Изменить размер шрифта - +

Люди, которые не поднимаются в горы (а это можно сказать о подавляющем большинстве человечества), склонны полагать, что этот спорт является всего лишь безрассудной дионисийской погоней за острыми ощущениями при подъеме. Но мнение об альпинистах как о каких-то адреналиновых наркоманах, охотящихся за дозой наркотика, является заблуждением, по крайней мере в случае с Эверестом. То, чем я занимался здесь наверху, не имело почти ничего общего ни с банджи-джампингом ни со скайдайвингом, ни с ездой на мотоцикле со скоростью 200 километров в час.

Выше комфортабельного базового лагеря экспедиция фактически превращалась в этакое кальвинистское мероприятие. Коэффициент соотношения между страданием и удовольствием был здесь на порядок выше, чем в других горах, на которых мне довелось побывать; я быстро пришел к пониманию того, что подъем на Эверест был в первую очередь сопряжен с нескончаемой болью. И подвергая себя неделю за неделей тяжелому труду, скуке и страданиям, я обнаружил, что большинство из нас, пожалуй, искали, помимо всего прочего, чего-то похожего на молитвенный экстаз.

Конечно, для некоторых покорителей Эвереста вступало в действие бесчисленное множество других, менее целомудренных мотиваций, таких, как хоть и небольшая, но известность, профессиональный успех, обычное хвастовство, прозаичная прибыль. Но подобные низкие соблазны присутствовали в гораздо меньшей мере, чем склонны полагать многие критики. И то, что я наблюдал на протяжении нескольких недель, заставило меня существенно изменить представление о некоторых товарищах по команде.

Взять к примеру Бека Уэзерса, который в данный момент казался крошечным красным пятнышком внизу на льду, в 150 метрах от меня, чуть ли не в самом конце длинной цепочки альпинистов. Мои первые впечатления о нем не были благоприятными: шумный и веселый патолог из Далласа с менее чем посредственной альпинистской квалификацией, казалось, шел к горе как богатый республиканец, желающий добавить вершину Эвереста в свой сундук с трофеями. Но чем лучше я его узнавал, тем большее уважение он заслуживал в моих глазах. Не обращая внимания на жесткие новые ботинки, превратившие его ноги в рубленый бифштекс, Бек продолжал день за днем, хромая, подниматься в гору, почти не упоминая о, должно быть, ужасной боли. Он был крепким, энергичным, решительным и выносливым. И то, что я вначале принял за кичливость, все больше и больше становилось похоже на избыток жизненной энергии. Этот мужчина, казалось, никому в мире не желал зла (если не брать во внимание Хиллари Клинтон). Веселый нрав Бека и его безграничный оптимизм были такими всепобеждающими, что я невольно почувствовал к нему большую симпатию.

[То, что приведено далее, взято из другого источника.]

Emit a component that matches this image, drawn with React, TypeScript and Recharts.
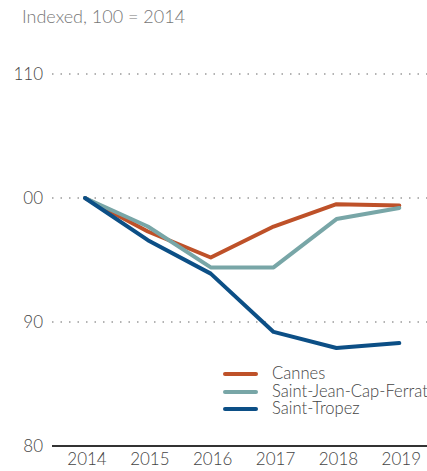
import React from "react";
import { LineChart, Line, XAxis, YAxis, CartesianGrid, ReferenceLine } from "recharts";

const years = [2014, 2015, 2016, 2017, 2018, 2019];
const cannes = [100, 97.3, 95.2, 97.7, 99.5, 99.4];
const capFerrat = [100, 97.7, 94.4, 94.4, 98.3, 99.2];
const tropez = [100, 96.6, 93.9, 89.2, 87.9, 88.3];
const seriesNames = ["Cannes", "Saint-Jean-Cap-Ferrat", "Saint-Tropez"];
const seriesKeys = ["cannes", "capFerrat", "tropez"];
const seriesColors = ["#BE5129", "#78A6A7", "#0C4F86"];
const yTicks = [80, 90, 100, 110];
const yTickLabels = ["80", "90", "00", "110"];
const subtitle = "Indexed, 100 = 2014";

const data = years.map((y, i) => ({
  year: y,
  cannes: cannes[i],
  capFerrat: capFerrat[i],
  tropez: tropez[i],
}));

const FONT = "Lato, 'Liberation Sans', sans-serif";

export default function App() {
  return (
    <div
      style={{
        position: "fixed",
        left: 0,
        top: 0,
        width: 427,
        height: 471,
        overflow: "hidden",
        background: "#fff",
      }}
    >
      <div
        style={{
          position: "absolute",
          left: 22,
          top: 5,
          fontFamily: FONT,
          fontSize: 18,
          fontWeight: 300,
          color: "#777",
          whiteSpace: "nowrap",
        }}
      >
        {subtitle}
      </div>
      <div style={{ position: "absolute", left: 0, top: 0 }}>
        <LineChart
          width={432}
          height={471}
          data={data}
          margin={{ top: 74, right: 0, bottom: 0, left: 0 }}
          style={{ overflow: "visible" }}
        >
          <CartesianGrid
            horizontal
            vertical={false}
            stroke="#9a9a9a"
            strokeDasharray="1.5 7"
            strokeWidth={1.3}
            horizontalValues={[90, 100, 110]}
          />
          <XAxis
            dataKey="year"
            type="number"
            domain={[2013.475, 2019.52]}
            ticks={years}
            tickLine={false}
            axisLine={false}
            tick={{ fontFamily: FONT, fontSize: 17, fill: "#444", fontWeight: 300, dx: 2 }}
            tickMargin={1}
            height={25}
          />
          <YAxis
            type="number"
            domain={[80, 110]}
            ticks={yTicks}
            width={52}
            tickLine={false}
            axisLine={false}
            tickFormatter={(v: number) => yTickLabels[yTicks.indexOf(v)]}
            tick={{ fontFamily: FONT, fontSize: 17, fill: "#444", fontWeight: 300, textAnchor: "end", dx: 5 }}
            tickMargin={8}
          />
          <ReferenceLine y={80} stroke="#333" strokeWidth={2} ifOverflow="visible" />
          {seriesKeys.map((k, i) => (
            <Line
              key={k}
              type="linear"
              dataKey={k}
              name={seriesNames[i]}
              stroke={seriesColors[i]}
              strokeWidth={4}
              dot={false}
              activeDot={false}
              isAnimationActive={false}
              strokeLinecap="round"
              strokeLinejoin="round"
            />
          ))}
        </LineChart>
      </div>
      <div
        style={{
          position: "absolute",
          left: 223,
          top: 365,
          fontFamily: FONT,
          fontSize: 16.6,
          lineHeight: "17.7px",
          color: "#444",
          fontWeight: 300,
        }}
      >
        {seriesNames.map((n, i) => (
          <div key={n} style={{ display: "flex", alignItems: "center", height: 17.7, whiteSpace: "nowrap" }}>
            <span
              style={{
                display: "inline-block",
                width: 35,
                height: 4,
                borderRadius: 2,
                background: seriesColors[i],
                marginRight: 14,
              }}
            />
            <span style={{ lineHeight: "17.7px" }}>{n}</span>
          </div>
        ))}
      </div>
    </div>
  );
}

Сын профессионального офицера военно-воздушных сил, Бек провел свое детство, сменяя одну военную базу на другую, пока не осел в Уичито-Фолс, где поступил в колледж. Он окончил медицинскую школу, женился, обзавелся двумя детьми, обосновался в Далласе и благополучно занялся прибыльной практикой. В 1986 году, в возрасте сорока лет, он провел отпуск в Колорадо, после чего вдруг почувствовал зов вершин и записался на курсы начинающего альпиниста в Скалистых горах Национального заповедника.

У врачей принято заниматься чем-то кроме профессиональной деятельности; Бек не был первым среди врачей, которого чрезмерно увлекло новое хобби. Но альпинизм не похож ни на гольф, ни на теннис, ни на всякие другие игры, которыми увлекались близкие ему люди. Требования, которые предъявлял альпинизм, — физическое и эмоциональное напряжение, совершенно реальный риск — превращали восхождения в горы во что-то большее, чем просто игру. Восхождение было как сама жизнь, только гораздо более острая и рельефная, и ничто другое не притягивало Бека в такой степени. Его жену Пич все меньше устраивало увлечение Бека, ведь альпинизм отнимал его у семьи. И она была более чем недовольна, когда вскоре после начала занятий этим спортом Бек объявил, что он принял решение взойти на Семь вершин.

Эгоистичный и грандиозный замысел, овладевший Беком, мог быть реализован, это не была пустая болтовня.